In December 2008, due to the failure of timber-harvest plans to even mention carbon emissions, the Center submitted its first round of comments on over 25 timber harvest plans. The comments described the serious threat of greenhouse gas emissions and climate change impacts posed by clearcutting and urged the California Department of Forestry to fully consider and analyze the carbon dioxide emissions associated with logging proposals as required by law. As a result of the comments, none of the timber harvest plans up for consideration by the state have yet been approved.

Three weeks ago, Sierra Pacific Industries, the company proposing many of these timber-harvest plans, issued a statement downplaying the carbon emissions from clearcut logging, saying that the plans have no adverse climate impact and actually produce a net carbon benefit. This is despite the fact that the company’s timber-harvest plans would clearcut thousands of acres of forest, releasing carbon dioxide from the decomposition of production waste, woody debris, stumps, and roots that would otherwise remain as carbon storage and continue sequestering carbon. Scientific studies have found that it will likely take decades before the growth of replanted trees will begin to offset the large release of carbon emitted by clearcutting.

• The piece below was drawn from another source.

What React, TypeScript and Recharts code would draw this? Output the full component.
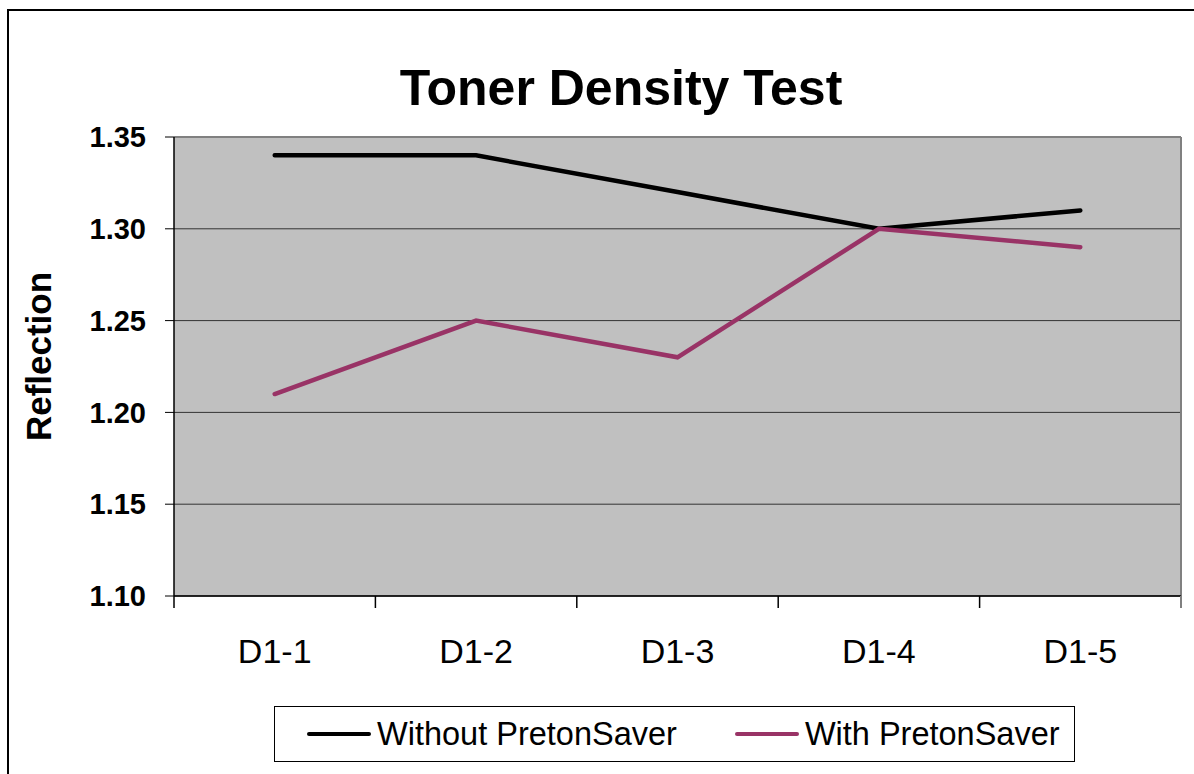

The California Department of Forestry is responsible for approving all timber harvesting plans on private land in California and must ensure that each proposed harvest complies with the California Environmental Quality Act. Recent guidance on the Act from the governor's Office of Planning and Research explicitly directs state agencies to quantify greenhouse gas emissions and identify ways to avoid or mitigate the emissions.

“Business as usual is no longer an option,” continued Augustine..“California’s forests offer great potential for absorbing climate-changing carbon from the atmosphere, and clearcut logging is the worst possible way to do that.”

The California Department of Forestry now has 15 working days to approve or reject the timber-harvest plan.